Are you aware of any corporate environments doing this? What advice would you give to a corporate person who wants to adapt your university teaching model?
There are corporate environments using Web 2.0 media to set up common portals where people tag and share the interesting things they find with one another. These are rich artifacts that other people can discuss, contribute to and take back to their own environments or communities of practice.
There’s a whole literature on communities of practice. Many of those communities now in corporations are using Web 2.0 to share the kind of experience-based learning that Dorothy Leonard and Walter C. Swap have called “deep smarts” in their book, Deep Smarts: How to Cultivate and Transfer Enduring Business Wisdom (Harvard Business School Press, 2005).

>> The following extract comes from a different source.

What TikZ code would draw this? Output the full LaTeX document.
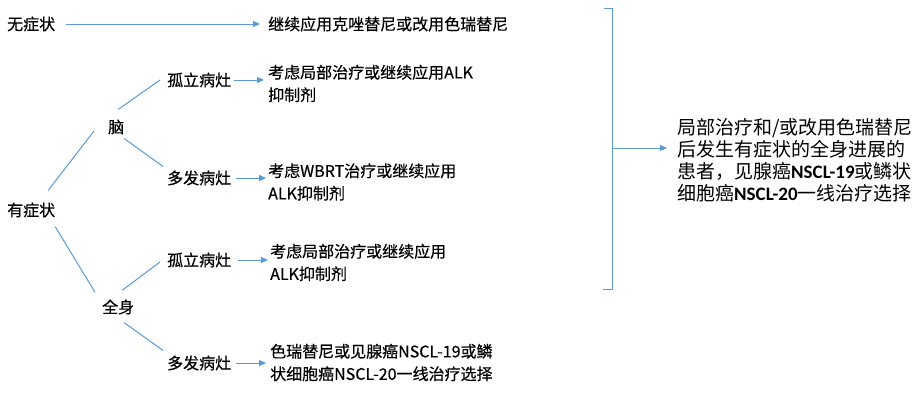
\documentclass[tikz,border=0pt]{standalone}
\usepackage{fontspec}
\setmainfont{Noto Sans CJK SC}
\newfontfamily\lefttxt{Noto Sans CJK SC}[FakeBold=0.4]
\newfontfamily\carl{Carlito}
\usetikzlibrary{arrows.meta,calc}
\definecolor{lineblue}{HTML}{5B9BD5}
\begin{document}
\begin{tikzpicture}[x=1pt,y=-1pt,
  lbl/.style={anchor=west,inner sep=0pt,font=\lefttxt\fontsize{16}{22.5}\selectfont},
  txt/.style={anchor=west,inner sep=0pt,align=left,font=\lefttxt\fontsize{16}{22.5}\selectfont},
  rt/.style={anchor=west,inner sep=0pt,align=left,font=\fontsize{19}{22}\selectfont},
  ln/.style={draw=lineblue,line width=1pt},
  arr/.style={ln,-{Triangle[length=7pt,width=6pt]}}]
\useasboundingbox[fill=white] (0,0) rectangle (922,400);
% nodes
\node[lbl] (wu) at (7,24) {无症状};
\node[lbl] (t0) at (268,24) {继续应用克唑替尼或改用色瑞替尼};
\node[lbl] (ys) at (7,210) {有症状};
\node[lbl] (nao) at (108,127) {脑};
\node[lbl] (qs) at (102,307) {全身};
\node[lbl] (g1) at (167,80) {孤立病灶};
\node[lbl] (d1) at (167,178) {多发病灶};
\node[lbl] (g2) at (167,260) {孤立病灶};
\node[lbl] (d2) at (167,363) {多发病灶};
\node[txt] (t1) at (268,83.5) {考虑局部治疗或继续应用ALK\\抑制剂};
\node[txt] (t2) at (268,182) {考虑WBRT治疗或继续应用\\ALK抑制剂};
\node[txt] (t3) at (270,262.5) {考虑局部治疗或继续应用\\ALK抑制剂};
\node[txt] (t4) at (270,362.5) {色瑞替尼或见腺癌NSCL-19或鳞\\状细胞癌NSCL-20一线治疗选择};
\node[rt] (r) at (677,160) {局部治疗和/或改用色瑞替尼\\后发生有症状的全身进展的\\患者，见腺癌{\carl\bfseries NSCL-19}或鳞状\\细胞癌{\carl\bfseries NSCL-20}一线治疗选择};
% arrows
\draw[arr,shorten <=11pt,shorten >=8pt] (wu.east) -- (wu.east -| t0.west);
\draw[arr,shorten <=3pt,shorten >=4pt] (g1.east) -- (g1.east -| t1.west);
\draw[arr,shorten <=5pt,shorten >=2pt] (d1.east) -- (d1.east -| t2.west);
\draw[arr,shorten <=7pt,shorten >=2pt] (g2.east) -- (g2.east -| t3.west);
\draw[arr,shorten <=5pt,shorten >=4pt] (d2.east) -- (d2.east -| t4.west);
% tree lines
\draw[ln] ($(ys.north)+(17,-12)$) -- ($(nao.west)+(-14,4)$);
\draw[ln] ($(nao.north)+(2,-10)$) -- ($(g1.west)+(-7,0)$);
\draw[ln] ($(nao.south)+(8,4)$) -- ($(d1.north west)+(-4,-4)$);
\draw[ln] ($(ys.south)+(24,9)$) -- ($(qs.north west)+(-7,-7)$);
\draw[ln] ($(qs.north)+(4,-9)$) -- ($(g2.west)+(-7,2)$);
\draw[ln] ($(qs.south)+(6,8)$) -- ($(d2.north west)+(-4,-5)$);
% bracket
\coordinate (bt1) at (604,8);
\coordinate (bt2) at (612,8);
\coordinate (bb2) at (612,289);
\coordinate (bb1) at (603,289);
\coordinate (bm) at (612,148);
\draw[ln] (bt1) -- (bt2) -- (bb2) -- (bb1);
\draw[arr,shorten >=10pt] (bm) -- (bm -| r.west);
\end{tikzpicture}
\end{document}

However, I don’t know that many companies are using virtual worlds. The contribution of this Hagel/ Brown article is to show there is a kind of modeling that can happen in virtual worlds that you don’t get by sharing tags or videos or syllabi or anything else, and that this is an open possibility for corporations.

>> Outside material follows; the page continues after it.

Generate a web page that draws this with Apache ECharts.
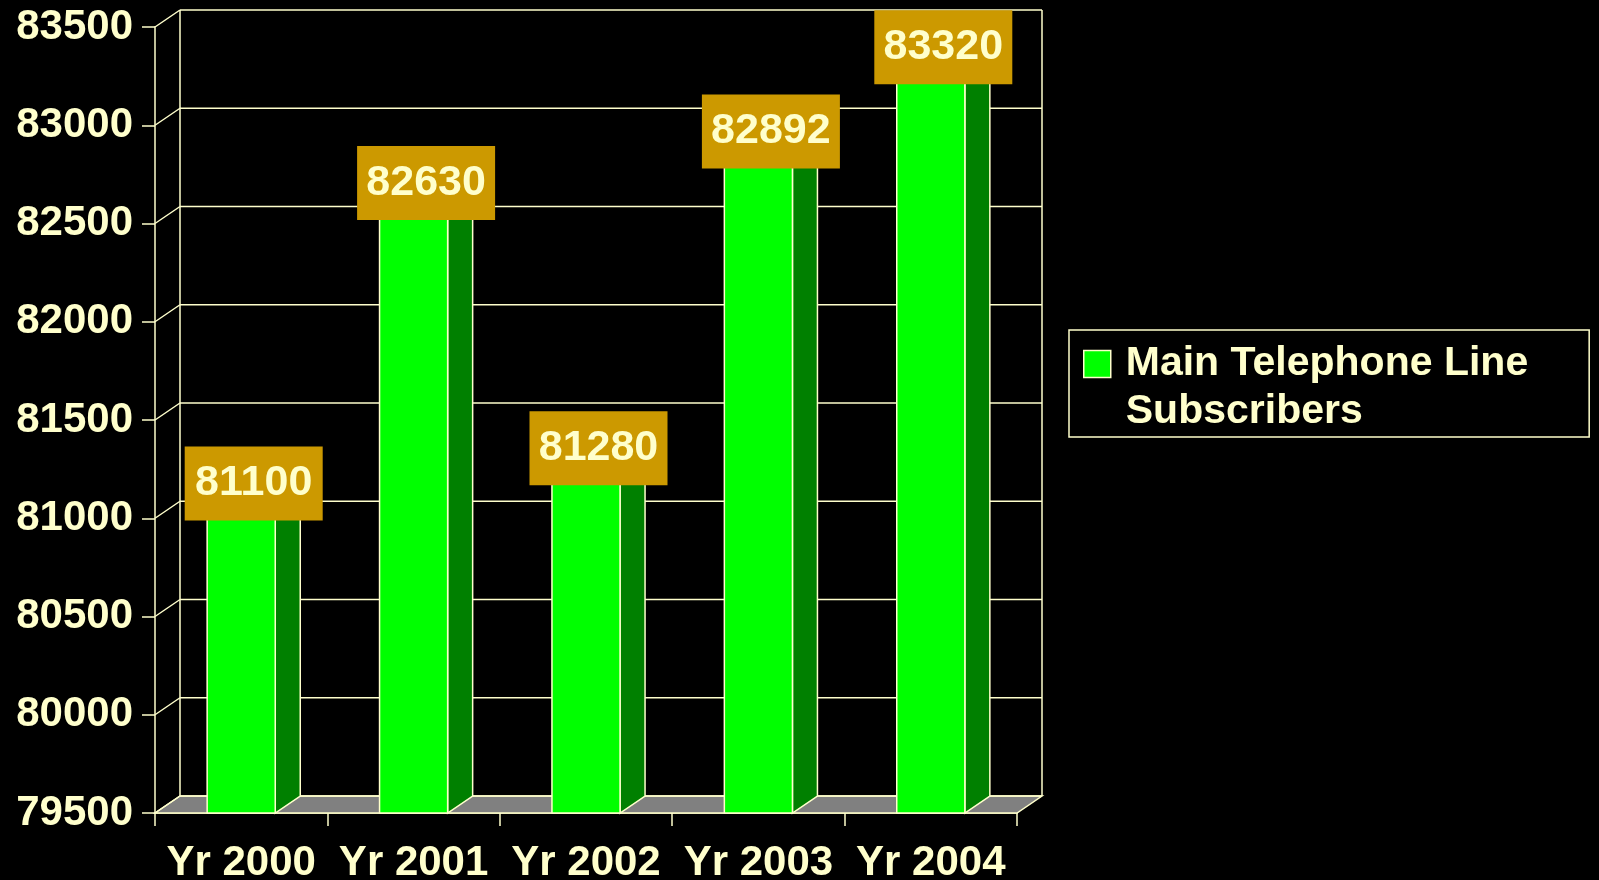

That said, corporations are very reluctant to share the knowledge they have. If you have some insight that really has made you more effective as an organization you’re not likely to share that in the community because you’re going to see that as a competitive advantage.
That’s a barrier.
Inside your company, though?
Inside your company the trick would be to design environments like this behind a firewall that nobody else can get to. However, I don’t think it’s as well understood right now how to create a virtual environment behind a firewall that people within can participate in and people outside can’t. That’s kind of the next step for the CIOs or CTOs in corporate settings.
What’s the next step beyond sharing information in communities of practice?
It’s moving to actually transfer knowledge. In a community of practice, maybe Joe posts something that says, “We’ve got a new way of teaching psychology,” and Fred says, “Great. Why don’t you send me the syllabus?”
And so Joe sends the syllabus. Maybe he sends a couple of other things using Web 2.0 media. Fred takes them over to his faculty and says, “Here’s a new way of teaching psychology.” And the faculty respond, “This would never work here. We don’t think this reading makes sense. The dean doesn’t let us do that. Our students don’t know how to do this third thing.” And so Fred says, “Oh, okay, I guess that isn’t going to work.”
Knowledge transfer, on the other hand, would mean going back to Joe and saying, “This is what my faculty are saying. We need to adapt what you’re doing — it isn’t enough just to get this syllabus. Let’s meet in the virtual university, my faculty and yours, and while you demonstrate for us we can interact with you to see exactly what you’re doing and get suggestions from you about how we might adapt or modify it without doing anything that would be lethal from your perspective in terms of the quality.”It’s in that kind of a step up to a richer interaction based on more detailed information and a kind of dialogue that the power lie.
Those of us who work in immersive interfaces are very interested in this. But right now it’s not something that has even reached the pilot stage in terms of being developed. I think it would be terrific if there were interest in the business community in trying to put together a pilot of this sort of thing because it’s first going to take place somewhere that has deeper pockets than education does.